When I was a kid, the pursuit of the perfect paper airplane constituted a great deal of my free time. The science museum had a paper airplane course, with wind hazards and a little opening in a cardboard box at the end as your target. I would come up with design after design, intent on mastering airplane origami. There were actually books published that taught how to fold airplanes effectively. I thought that I could build the perfect paper airplane. The one that would fly perfect and straight, do a flip and land smoothly on the ground.

But I stopped making paper airplanes. I don’t know, I guess I just grew up. So, as I’m sitting in the office, folding again. I realize that paper airplanes are like childhood dreams. All you need are a few folds and the right throw and you’ll be flying. When you get older, you see that in order to fly you need a conglomorate of factors. Millions of dollars for equipment and building. Training as an engineer or pilot, all of these nuts and bolts needed to free yourself from the constrains of the ground. The reality of the world pops in, and dreams are grounded by the crushing weight of circumstance.

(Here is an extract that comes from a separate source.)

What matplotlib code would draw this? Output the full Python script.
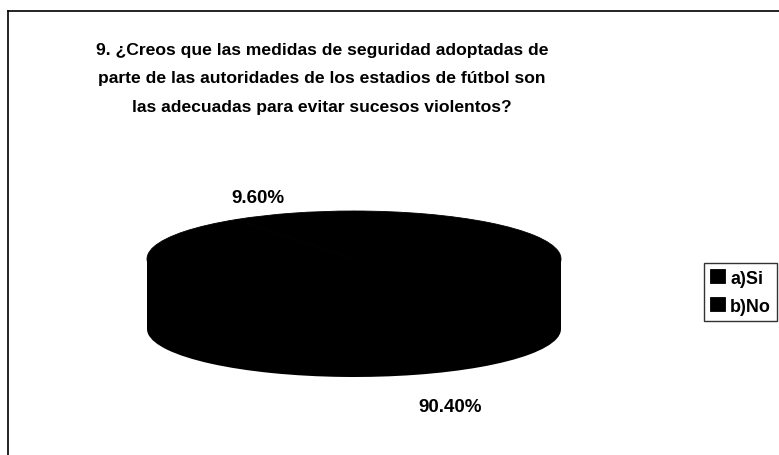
import numpy as np
import matplotlib.pyplot as plt
from matplotlib.lines import Line2D

# Survey answers (percent)
labels = ["a)Si", "b)No"]
values = [9.60, 90.40]
colors = ["#000000", "#000000"]

title = ("9. ¿Creos que las medidas de seguridad adoptadas de\n"
         "parte de las autoridades de los estadios de fútbol son\n"
         "las adecuadas para evitar sucesos violentos?")

W, H = 779, 456
fig = plt.figure(figsize=(W / 100, H / 100), dpi=100)
plt.rcParams['font.family'] = ['Liberation Sans', 'DejaVu Sans']

# pie geometry in pixels: centre, half width, half height, depth
cx, cy, rx, ry, depth_px = 354, 260, 207, 48, 70
depth = depth_px / ry

ax = fig.add_axes([0, 0, 1, 1])
# bottom layer, side wall, top layer
ax.pie(values, colors=colors, startangle=90, counterclock=True,
       center=(0, -depth), wedgeprops=dict(linewidth=0))
ax.fill_between([-1, 1], -depth, 0, color="black", linewidth=0)
wedges, _ = ax.pie(values, colors=colors, startangle=90, counterclock=True,
                   center=(0, 0), wedgeprops=dict(linewidth=0.6, edgecolor="black"))
ax.set_aspect("auto")
ax.set_xlim(-cx / rx, (W - cx) / rx)
ax.set_ylim((cy - H) / ry, cy / ry)
ax.axis("off")

# percentage labels at the middle angle of each slice
start = 90.0
for i, v in enumerate(values):
    mid = np.radians(start + v / 100 * 360 / 2)
    start += v / 100 * 360
    lx = 1.57 * np.cos(mid)
    ly = 1.35 * np.sin(mid)
    if ly < 0:
        ly = ly * 1.25 - depth
    ax.text(lx, ly, f"{v:.2f}%", ha="center", va="center",
            fontsize=13.5, fontweight="bold")

fig.text(322 / W, 1 - 79 / H, title, ha="center", va="center",
         fontsize=12.6, fontweight="bold", linespacing=2.1)

leg = fig.legend(wedges, labels, loc="upper left",
                 bbox_to_anchor=(704 / W, 1 - 264 / H),
                 frameon=True, fancybox=False, fontsize=13,
                 handlelength=0.8, handleheight=0.8, handletextpad=0.3,
                 borderpad=0.35, labelspacing=0.6, borderaxespad=0)
leg.get_frame().set_edgecolor("black")
leg.get_frame().set_linewidth(1.0)
for t in leg.get_texts():
    t.set_fontweight("bold")

# chart frame
fig.add_artist(Line2D([8 / W, 8 / W], [0, 1 - 12 / H], color="black", lw=1.2))
fig.add_artist(Line2D([8 / W, 1], [1 - 12 / H, 1 - 12 / H], color="black", lw=1.2))

fig.savefig("out.png", dpi=100)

I am working on a movie. I am as low on the totem pole as one can be, but I’m on the totem pole, and I am seeing the nuts and bolts of making movies. I am seeing the making of the plane, and to be honest it is intimidating. I’m used to folding my movies into existence. And they are what they are, light diversions that are poignant for a moment, but ultimately can only go so far. I want to learn how to build a real plane. I want my movies to travel the world. But, I’m learning that may be a lengthy proposition.

I'm gonna hang in there, and see if I can make the perfect paper airplane, out of nuts and bolts.